Mock debates, election to encourage political participation

Tanya Marsh

Tanya Marsh

In an effort to stir up politically uninvolved students, three clubs will host a mock debate and election.

Three students will be on either side of the debate that will pit the Republican Party against the Democratic Party.

Though the merits of individual candidates will doubtless come up during the predirected questions and the audience question time, the focus of the debate will be on party values as a whole, said junior Austin Olson, chairman of the College Republicans.

“Every candidate in a party has different views than other candidates in the same party, but the basic values are the same,” he said.

College Democrats panelist Stephanie Chase agreed.

“I hope that in the debate we can try to focus more on the party as a whole and its appeals,” Chase said. “People … don’t realize there’s a whole range of issues on a party platform.”

Olson, an ag business student, will be debating on the Republican side and would like to see issues like drought relief, farm and ranch aid, abortion and gay rights be addressed.

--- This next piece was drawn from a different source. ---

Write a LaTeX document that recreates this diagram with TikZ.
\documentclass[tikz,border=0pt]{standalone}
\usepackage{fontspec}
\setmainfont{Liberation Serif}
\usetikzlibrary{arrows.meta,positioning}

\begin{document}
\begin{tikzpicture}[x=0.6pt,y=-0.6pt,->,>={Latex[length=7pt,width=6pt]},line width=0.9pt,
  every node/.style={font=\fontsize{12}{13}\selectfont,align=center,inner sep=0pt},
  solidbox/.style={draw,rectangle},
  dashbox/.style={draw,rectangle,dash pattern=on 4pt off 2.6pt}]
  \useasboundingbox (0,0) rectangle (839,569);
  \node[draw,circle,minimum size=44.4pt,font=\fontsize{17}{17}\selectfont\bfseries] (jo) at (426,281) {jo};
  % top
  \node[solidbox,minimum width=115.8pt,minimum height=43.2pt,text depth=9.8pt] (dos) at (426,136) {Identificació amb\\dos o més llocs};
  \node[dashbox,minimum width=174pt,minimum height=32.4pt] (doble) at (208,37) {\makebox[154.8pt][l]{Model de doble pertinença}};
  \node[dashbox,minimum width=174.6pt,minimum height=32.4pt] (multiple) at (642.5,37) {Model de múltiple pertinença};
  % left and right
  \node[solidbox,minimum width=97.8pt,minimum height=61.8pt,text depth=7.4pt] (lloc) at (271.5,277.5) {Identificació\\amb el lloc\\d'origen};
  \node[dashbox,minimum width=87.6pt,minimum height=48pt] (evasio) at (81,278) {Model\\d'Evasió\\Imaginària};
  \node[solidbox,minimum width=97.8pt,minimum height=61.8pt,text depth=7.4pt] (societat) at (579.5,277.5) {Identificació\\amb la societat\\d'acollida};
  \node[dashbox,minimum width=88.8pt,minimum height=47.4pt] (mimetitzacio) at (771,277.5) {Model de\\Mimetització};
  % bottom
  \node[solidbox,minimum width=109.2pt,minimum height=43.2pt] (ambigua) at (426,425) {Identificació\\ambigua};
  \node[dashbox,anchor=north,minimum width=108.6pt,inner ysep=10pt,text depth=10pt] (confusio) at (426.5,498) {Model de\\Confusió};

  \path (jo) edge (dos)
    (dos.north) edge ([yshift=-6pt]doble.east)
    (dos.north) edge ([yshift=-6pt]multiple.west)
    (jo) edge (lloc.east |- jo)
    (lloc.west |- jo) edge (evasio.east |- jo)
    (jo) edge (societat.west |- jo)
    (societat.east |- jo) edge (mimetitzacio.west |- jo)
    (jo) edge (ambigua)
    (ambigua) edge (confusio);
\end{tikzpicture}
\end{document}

Chase, a sophomore political science major, hopes to discuss the economy, the war in Iraq, health care and the enviornment.

Chase’s fellow panelists for the Democrats will be sophomore Justin Goetz and junior Jesse Lee.

Debating alongside Olson on the Republican panel will be junior Ryan Brunner and sophomore Sarah French.

While all of the panelists are preparing in different ways – from watching the presidential debates to reading newspapers – French said she feels prepared for the showdown because of her work.

“I’ve met the candidates for the Senate and House; I worked with them all summer; I’m working with them this fall. I know firsthand what they’re like and I’d like to express that to other voters,” she said.

After the debate, a mock election will be held. Chase has arranged to give students the chance to cast their votes in DePuy, Larson and Medary Commons from 11 a.m. to 2 p.m. Thursday. This will show how SDSU fits into the state and national political spectrum, said senior Erica Hinders, president of the Political Science Club reponsible for organizing the debate and election with the input of College Democrats and Republicans.

Interesting as the vote may be, the real point of the debate and election isn’t to gauge how students are voting. It’s to get students educated and voting, the panelists said.

“The whole goal is to raise political awareness about Nov. 2,” Chase said. “I just really want to encourage students to participate in the political process.”

Goetz added, “Hopefully we can get them thinking and make them aware what’s going on around them.”